My Mind’s Mishmash by Robert Street

“A mishmash of robots, psychic powers and “ghosts” in a game of action and survival.”

So reads the blurb for My Mind’s Mishmash. I actually read a few reviews of this game before playing it (a bad idea, I know, as it can change the whole way you play a game) and see that several others dislike the blurb. I don’t really care for it myself. It doesn’t give a good impression of the game as a whole, and, considering that the game, aside from the brief first scene, isn’t really a mishmash, it’s misleading as well.

For the opening, though, the game is a mishmash. And not one I really liked to be perfectly honest. After a brief intro in which you’re informed you’re a soldier of some kind in the far future, you’re thrust into battle in a ‘cold suit’ and have to use your various weapons to kill an enemy described simply as the traitor. There are a number of rough edges here, with ADRIFT’s default error messages frequently spoiling the mood. When fighting the traitor (the game’s first ‘puzzle’), I’m advised that KILL TRAITOR isn’t very nice (but, er, isn’t that the whole point?), while FIGHT TRAITOR tells me that there is nothing here worth fighting. When trying to examine the suits of the various combatants, I’m asked which one – yours or the traitor’s? – and when selecting yours, I’m told that it’s still ambiguous. After much struggling, I managed to hit on the solution to what I was supposed to be doing and I was away, killing the traitor (even though it’s not very nice and not worth fighting) and progressing swiftly to the next part of the game.

The game is divided into a number of episodes, starting, strangely enough, with the final episode, number 5, and having the others follow in a seemingly random order. The cold suit you fight in actually seems to be part of a game you are engaged in as opposed to an actual war. A rival player named memoryblam has decided to pull a fast one on you and there’s a chance he could destroy the avatar (in game character) you’re using and thus set you back several days to the last time you backed up. So you set out to stop him. (Yes, this bit was a mishmash. I had to read it through several times to get my head around it and even now I’m not entirely sure I’ve got it right.)

Unless carefully programmed to do otherwise, ADRIFT has the annoying habit of displaying false information about exits which are currently inaccessible. If, say, you’re standing in a corridor running east to west with a locked door to the north and you try to go south, you’ll see a message telling you that you can only go east and west. No mention of the exit to the north is made and thus it’s possible to miss exits if you’re not careful. There are also problems relating to this and the map, when often an exit will be listed in the room description yet isn’t made visible on the map itself. This can work to your advantage, though, as sometimes a jagged line will be displayed on the map to indicate a hidden exit exists to another location. Once I wasn’t aware there was an exit in that direction, but the map clued me into the fact that there was, which was nice because otherwise I might have missed it.
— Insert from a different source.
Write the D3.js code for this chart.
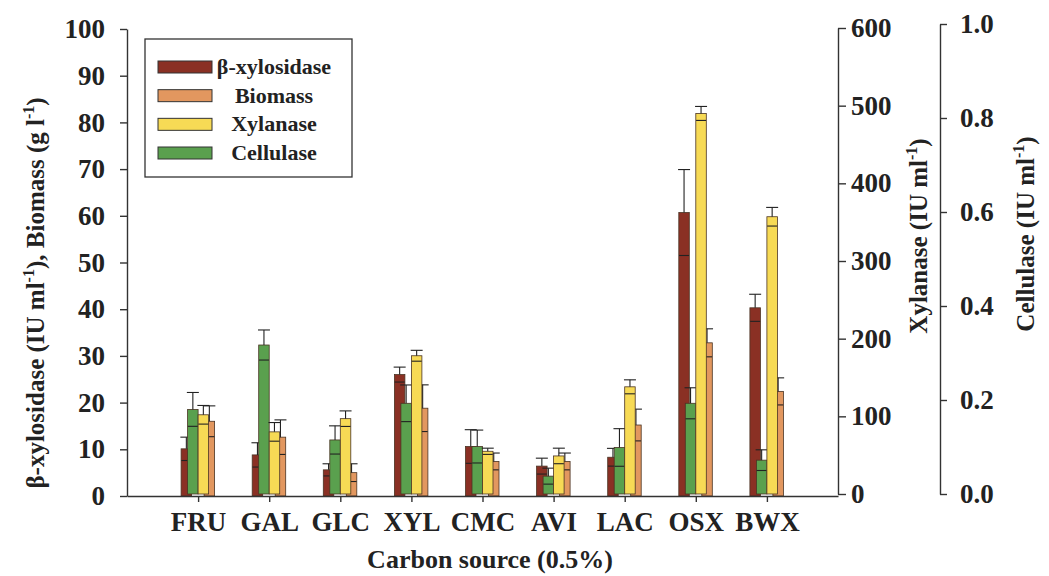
<!DOCTYPE html>
<html>
<head>
<meta charset="utf-8">
<script src="https://cdn.jsdelivr.net/npm/d3@7"></script>
<style>
  body { margin: 0; background: #fff; }
  svg { display: block; }
  text { font-family: "Liberation Serif", "Times New Roman", serif; font-weight: bold; fill: #222; }
</style>
</head>
<body>
<svg id="chart" width="1049" height="576"></svg>
<script>
// Carbon sources tested
const categories = ["FRU", "GAL", "GLC", "XYL", "CMC", "AVI", "LAC", "OSX", "BWX"];

// β-xylosidase (IU ml-1), left axis
const xylosidase    = [10.1, 8.8, 5.6, 26.0, 10.6, 6.4, 8.3, 60.7, 40.3];
const xylosidaseErr = [2.5, 2.6, 1.3, 1.6, 3.6, 1.7, 1.9, 9.2, 2.9];
// Biomass (g l-1), left axis
const biomass    = [16.0, 12.6, 5.0, 18.8, 7.4, 7.4, 15.2, 32.8, 22.4];
const biomassErr = [3.3, 3.7, 1.9, 5.0, 1.8, 1.8, 3.4, 3.0, 2.9];
// Xylanase (IU ml-1), first right axis
const xylanase    = [102, 80, 97, 178, 55, 49, 138, 490, 357];
const xylanaseErr = [12, 12, 10, 7, 4, 10, 9, 9, 12];
// Cellulase (IU ml-1), second right axis
const cellulase    = [0.180, 0.317, 0.115, 0.193, 0.101, 0.038, 0.099, 0.193, 0.072];
const cellulaseErr = [0.036, 0.032, 0.030, 0.039, 0.035, 0.017, 0.040, 0.033, 0.022];

// Tick values
const leftTicks = [0, 10, 20, 30, 40, 50, 60, 70, 80, 90, 100];
const xylTicks  = [0, 100, 200, 300, 400, 500, 600];
const celTicks  = [0, 0.2, 0.4, 0.6, 0.8, 1.0];

const legendLabels = ["β-xylosidase", "Biomass", "Xylanase", "Cellulase"];

const svg = d3.select("#chart");

const x  = d3.scalePoint().domain(categories).range([127, 838]).padding(1);
const yL = d3.scaleLinear().domain([0, 100]).range([496, 29]);
const yX = d3.scaleLinear().domain([0, 600]).range([494, 28]);
const yC = d3.scaleLinear().domain([0, 1]).range([494, 24]);

const colors = {
  xylosidase: "#8a3024",
  biomass: "#e2975f",
  xylanase: "#f7da55",
  cellulase: "#5aa04e"
};

// Bars overlap in pairs: brown behind green, orange behind yellow
const barW = 10.5;
const series = [
  { key: "xylosidase", vals: xylosidase, errs: xylosidaseErr, y: yL, dx: -17 },
  { key: "cellulase",  vals: cellulase,  errs: cellulaseErr,  y: yC, dx: -10.5 },
  { key: "biomass",    vals: biomass,    errs: biomassErr,    y: yL, dx: 6 },
  { key: "xylanase",   vals: xylanase,   errs: xylanaseErr,   y: yX, dx: 0 }
];

const plot = svg.append("g");
series.forEach(s => {
  const g = plot.append("g");
  const rows = categories.map((c, i) => ({ c, v: s.vals[i], e: s.errs[i] }));
  g.selectAll("rect").data(rows).join("rect")
    .attr("x", d => x(d.c) + s.dx)
    .attr("width", barW)
    .attr("y", d => s.y(d.v))
    .attr("height", d => s.y(0) - s.y(d.v))
    .attr("fill", colors[s.key])
    .attr("stroke", "#4a3424")
    .attr("stroke-width", 0.8);
  const eb = g.selectAll("g.err").data(rows).join("g").attr("class", "err")
    .attr("stroke", "#222").attr("stroke-width", 1.1);
  const cx = d => x(d.c) + s.dx + barW / 2;
  eb.append("line")
    .attr("x1", cx).attr("x2", cx)
    .attr("y1", d => s.y(d.v)).attr("y2", d => s.y(d.v + d.e));
  eb.append("line")
    .attr("x1", d => cx(d) - 6).attr("x2", d => cx(d) + 6)
    .attr("y1", d => s.y(d.v + d.e)).attr("y2", d => s.y(d.v + d.e));
  eb.append("line")
    .attr("x1", d => cx(d) - 5).attr("x2", d => cx(d) + 5)
    .attr("y1", d => s.y(d.v - d.e)).attr("y2", d => s.y(d.v - d.e));
});

// Axes
const axisStyle = g => {
  g.selectAll("path, line").attr("stroke", "#333").attr("stroke-width", 1.4);
  g.selectAll("text").attr("fill", "#222")
    .style("font-family", "'Liberation Serif', 'Times New Roman', serif")
    .style("font-weight", "bold");
};

svg.append("g").attr("transform", "translate(127,0)")
  .call(d3.axisLeft(yL).tickValues(leftTicks).tickSize(7).tickSizeOuter(0).tickPadding(15))
  .call(axisStyle)
  .call(g => g.selectAll("text").attr("font-size", 27));

svg.append("g").attr("transform", "translate(838,0)")
  .call(d3.axisRight(yX).tickValues(xylTicks).tickSize(8).tickSizeOuter(0).tickPadding(5))
  .call(axisStyle)
  .call(g => g.selectAll("text").attr("font-size", 27));

svg.append("g").attr("transform", "translate(940,0)")
  .call(d3.axisRight(yC).tickValues(celTicks).tickSize(7).tickSizeOuter(0).tickPadding(13).tickFormat(d3.format(".1f")))
  .call(axisStyle)
  .call(g => g.selectAll("text").attr("font-size", 27));

svg.append("g").attr("transform", "translate(0,496)")
  .call(d3.axisBottom(x).tickSize(6).tickSizeOuter(0).tickPadding(10))
  .call(axisStyle)
  .call(g => g.selectAll("text").attr("font-size", 27));

// Axis titles
svg.append("text")
  .attr("transform", "translate(44,293) rotate(-90)")
  .attr("text-anchor", "middle").attr("font-size", 25)
  .call(t => {
    t.append("tspan").text("β-xylosidase (IU ml");
    t.append("tspan").attr("dy", -10).attr("font-size", 16).text("-1");
    t.append("tspan").attr("dy", 10).text("), Biomass (g l");
    t.append("tspan").attr("dy", -10).attr("font-size", 16).text("-1");
    t.append("tspan").attr("dy", 10).text(")");
  });

svg.append("text")
  .attr("transform", "translate(927,236) rotate(-90)")
  .attr("text-anchor", "middle").attr("font-size", 25)
  .call(t => {
    t.append("tspan").text("Xylanase (IU ml");
    t.append("tspan").attr("dy", -10).attr("font-size", 16).text("-1");
    t.append("tspan").attr("dy", 10).text(")");
  });

svg.append("text")
  .attr("transform", "translate(1034,234) rotate(-90)")
  .attr("text-anchor", "middle").attr("font-size", 25)
  .call(t => {
    t.append("tspan").text("Cellulase (IU ml");
    t.append("tspan").attr("dy", -10).attr("font-size", 16).text("-1");
    t.append("tspan").attr("dy", 10).text(")");
  });

svg.append("text")
  .attr("x", 490).attr("y", 568)
  .attr("text-anchor", "middle").attr("font-size", 26)
  .text("Carbon source (0.5%)");

// Legend
const legend = svg.append("g");
legend.append("rect")
  .attr("x", 145).attr("y", 39).attr("width", 207).attr("height", 138)
  .attr("fill", "#fff").attr("stroke", "#333").attr("stroke-width", 1.3);
const legendKeys = ["xylosidase", "biomass", "xylanase", "cellulase"];
const ly = d3.scalePoint().domain(legendKeys).range([67, 153]);
legend.selectAll("rect.sw").data(legendKeys).join("rect").attr("class", "sw")
  .attr("x", 158).attr("width", 54)
  .attr("y", d => ly(d) - 6).attr("height", 12)
  .attr("fill", d => colors[d]).attr("stroke", "#333").attr("stroke-width", 1);
legend.selectAll("text").data(legendKeys).join("text")
  .attr("x", 274).attr("y", d => ly(d) + 7)
  .attr("text-anchor", "middle").attr("font-size", 22)
  .text((d, i) => legendLabels[i]);
</script>
</body>
</html>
The player wears a ‘ghost cap’ while playing through the various episodes that comprise the bulk of the game. This is a clever device that, whilst wearing it, renders you invisible to NPCs but prevents you from interacting with anything. Directional commands and examination are pretty much the only things that are available to you with the ghost cap in place. Removing it is necessary to interact with anything, but this carries the problem of NPCs then being able to see you (a patrolling guard will promptly throw you in prison if he catches you) so caution needs to be exercised when taking it off. I was in two minds about the whole ghost cap routine. On one hand, it’s quite a neat idea and allows you to explore a potentially dangerous area in complete safety so you can familiarise yourself with the layout before doing anything risky. On the other hand, having to continually type REMOVE CAP and WEAR CAP (or RC and WC) every time you need to remove or wear the cap can be a pain. From a quick look through my transcript, I see that over the half the times I needed to interact with an item, I forgot to type RC first and was then prompted to do so by the game before it would let any interaction take place. I would then wander off without remembering to put the cap back on and find myself captured a few moves later. Some kind of automatic removal and wearing of the cap might have helped.

There were ambiguity problems I found in relation to an item called the node ripper which you carry with you. As there are other nodes found in the game which are simply referred to as ‘node’, trying to examine them hit me with an ambiguity error message.

Using items was sometimes problematic. At the very start of the game, I was able to use all of the weapons in the cold suit with USE HOOK or USE GUN, yet later on the game became more picky about what it would and wouldn’t allow and forced me to specify what I needed to do in more detail.